— What to work on —
Write out the listing, please, but only from its first line through the line containing "import seaborn as sns", exactly as given and without pictures.
======== Listed records ========
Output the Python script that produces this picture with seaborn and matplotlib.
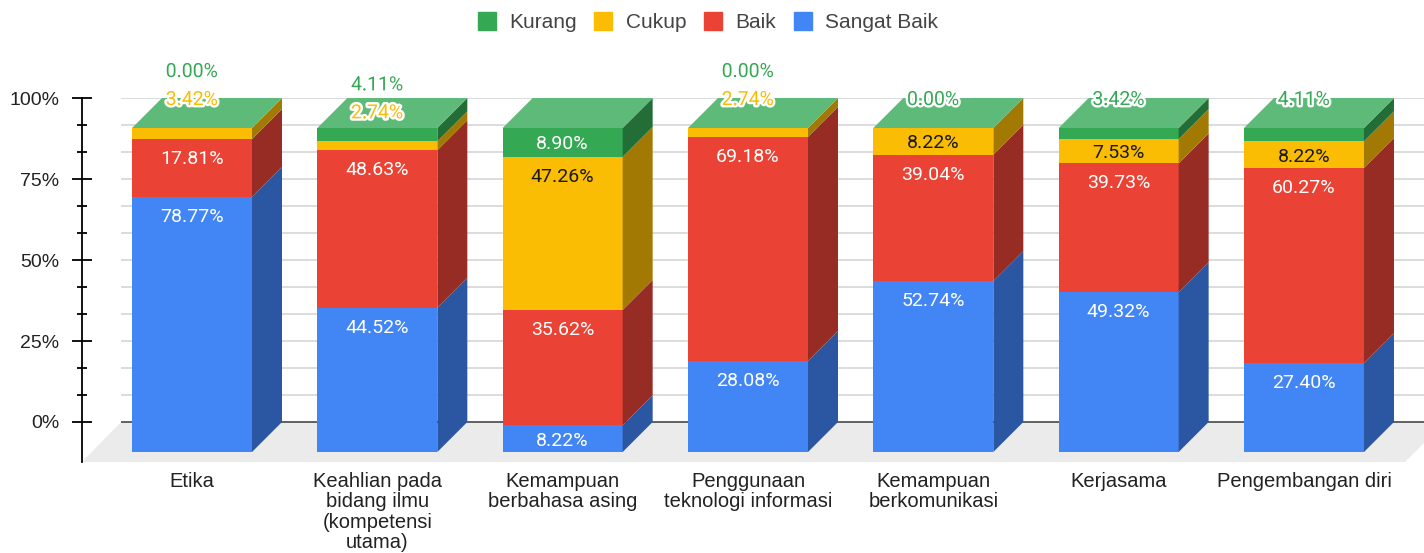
import numpy as np
import pandas as pd
import matplotlib
matplotlib.use("Agg")
import matplotlib.pyplot as plt
import matplotlib.patheffects as pe
from matplotlib.lines import Line2D
from matplotlib.transforms import ScaledTranslation
import seaborn as sns

# --- data ---
categories = [
    "Etika",
    "Keahlian pada\nbidang ilmu\n(kompetensi\nutama)",
    "Kemampuan\nberbahasa asing",
    "Penggunaan\nteknologi informasi",
    "Kemampuan\nberkomunikasi",
    "Kerjasama",
    "Pengembangan diri",
]
sangat_baik = [78.77, 44.52, 8.22, 28.08, 52.74, 49.32, 27.40]
baik = [17.81, 48.63, 35.62, 69.18, 39.04, 39.73, 60.27]
cukup = [3.42, 2.74, 47.26, 2.74, 8.22, 7.53, 8.22]
kurang = [0.00, 4.11, 8.90, 0.00, 0.00, 3.42, 4.11]
series_names = ["Sangat Baik", "Baik", "Cukup", "Kurang"]
legend_order = ["Kurang", "Cukup", "Baik", "Sangat Baik"]
y_ticks = [0, 25, 50, 75, 100]

# --- style ---
front_col = {"Sangat Baik": "#4285F4", "Baik": "#EA4335", "Cukup": "#FBBC04", "Kurang": "#34A853"}
side_col = {"Sangat Baik": "#2B56A1", "Baik": "#962C24", "Cukup": "#A27A03", "Kurang": "#236E37"}
top_col = "#5EBA78"
label_col = {"Sangat Baik": "white", "Baik": "white", "Cukup": "#1a1a1a", "Kurang": "white"}

W_PX, H_PX = 1424, 553
AX_L, AX_R, AX_TOP, AX_BOT = 82, 1424, 98, 462
X0_PX, STEP_PX = 192, 185.33       # centre of first bar, spacing
BAR_PX, DEPTH, FLOOR = 120, 30, 40
PX = 100 / (422 - 98)                # y data units per pixel
XPX = 1 / STEP_PX                    # x data units per pixel

sns.set_style("white")
plt.rcParams["font.family"] = ["Liberation Sans", "DejaVu Sans"]

df = pd.DataFrame({"category": categories, "Sangat Baik": sangat_baik,
                   "Baik": baik, "Cukup": cukup, "Kurang": kurang})
stack = df.copy()
stack[series_names] = df[series_names].cumsum(axis=1)

fig = plt.figure(figsize=(W_PX / 100, H_PX / 100), dpi=100)
ax = fig.add_axes([AX_L / W_PX, (H_PX - AX_BOT) / H_PX,
                   (AX_R - AX_L) / W_PX, (AX_BOT - AX_TOP) / H_PX])

xmin = (AX_L - X0_PX) * XPX
xmax = (AX_R - X0_PX) * XPX
ymin = -FLOOR * PX
w = BAR_PX * XPX
dx, dy = DEPTH * XPX, DEPTH * PX

# floor and back wall grid
ax.fill([xmin, xmax - 19 * XPX, xmax + 21 * XPX, xmin + 39 * XPX],
        [ymin, ymin, 0, 0], color="#ebebeb", lw=0, zorder=0)
minor = np.arange(0, 100.01, 25 / 3)
ax.hlines(minor[1:], xmin + 39 * XPX, xmax, color="#d6d6d6", lw=1.2, zorder=0.5)
ax.hlines([0], xmin + 39 * XPX, xmax, color="#555555", lw=1.3, zorder=0.6)

# front faces, stacked from the top series down
for name in reversed(series_names):
    sns.barplot(data=stack, x="category", y=name, color=front_col[name],
                width=w, saturation=1, errorbar=None, linewidth=0, ax=ax, zorder=2)
front_shift = ax.transData + ScaledTranslation(0, -DEPTH / 100, fig.dpi_scale_trans)
for p in ax.patches:
    if p.get_zorder() == 2:
        p.set_transform(front_shift)

# side and top faces
for i in range(len(categories)):
    xr = i + w / 2
    lo = 0
    for name in series_names:
        hi = lo + df.loc[i, name]
        if hi > lo:
            ax.fill([xr, xr + dx, xr + dx, xr], [lo - dy, lo, hi, hi - dy],
                    color=side_col[name], lw=0, zorder=2)
        lo = hi
    ax.fill([i - w / 2, xr, xr + dx, i - w / 2 + dx], [lo - dy, lo - dy, lo, lo],
            color=top_col, lw=0, zorder=2)

# data labels
halo = [pe.withStroke(linewidth=3.5, foreground="white")]
for i in range(len(categories)):
    lo = 0
    prev_out = -1e9
    for name in series_names:
        v = df.loc[i, name]
        hi = lo + v
        if v >= 6:
            top, bot = hi - dy, lo - dy
            yc = max(top - 18 * PX, (top + bot) / 2)
            ax.text(i, yc - 7 * PX, f"{v:.2f}%", ha="center", va="baseline",
                    fontsize=14, family="Roboto", color=label_col[name], zorder=5)
        else:
            yc = max(hi, prev_out + 28 * PX)
            prev_out = yc
            ax.text(i, yc - 7 * PX, f"{v:.2f}%", ha="center", va="baseline",
                    fontsize=14, family="Roboto", color=front_col[name],
                    path_effects=halo, zorder=6, clip_on=False)
        lo = hi

# axes
ax.set_xlim(xmin, xmax)
ax.set_ylim(ymin, 100)
ax.set_xlabel("")
ax.set_ylabel("")
for s in ["top", "right", "bottom"]:
    ax.spines[s].set_visible(False)
ax.spines["left"].set_bounds(ymin, 100)
ax.spines["left"].set_color("black")
ax.spines["left"].set_linewidth(1.3)
ax.spines["left"].set_zorder(3)
ax.set_yticks(y_ticks)
ax.set_yticklabels([f"{t}%" for t in y_ticks])
ax.set_yticks(minor, minor=True)
ax.tick_params(axis="y", which="major", direction="inout", length=14.4, width=1.3,
               color="black", labelsize=14, labelcolor="#222222", pad=9, left=True)
ax.tick_params(axis="y", which="minor", direction="inout", length=7.2, width=1.3,
               color="black", left=True)
ax.set_xticks(range(len(categories)))
ax.set_xticklabels(categories, fontsize=14.5, color="#222222", linespacing=1.1)
ax.tick_params(axis="x", length=0, pad=7)

handles = [Line2D([], [], marker="s", linestyle="none", markersize=13.5,
                  markerfacecolor=front_col[n], markeredgecolor=front_col[n])
           for n in legend_order]
fig.legend(handles, legend_order, loc="center", bbox_to_anchor=(707.5 / W_PX, 1 - 23 / H_PX),
           ncol=4, frameon=False, fontsize=15, handlelength=0.95, handletextpad=0.6,
           columnspacing=0.8, labelcolor="#444444")

fig.savefig("out.png", dpi=100)
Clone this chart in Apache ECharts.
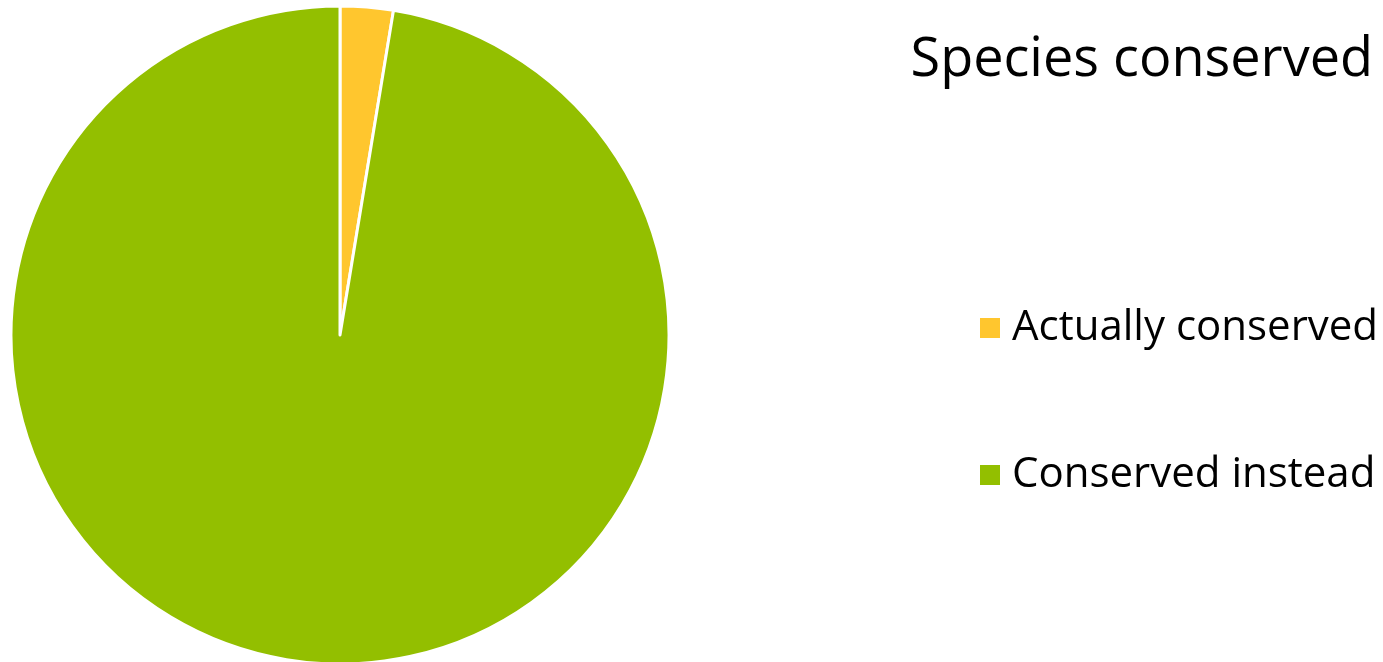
========
— Response —
Output the Python script that produces this picture with seaborn and matplotlib.
import numpy as np
import pandas as pd
import matplotlib
matplotlib.use("Agg")
import matplotlib.pyplot as plt
import matplotlib.patheffects as pe
from matplotlib.lines import Line2D
from matplotlib.transforms import ScaledTranslation
import seaborn as sns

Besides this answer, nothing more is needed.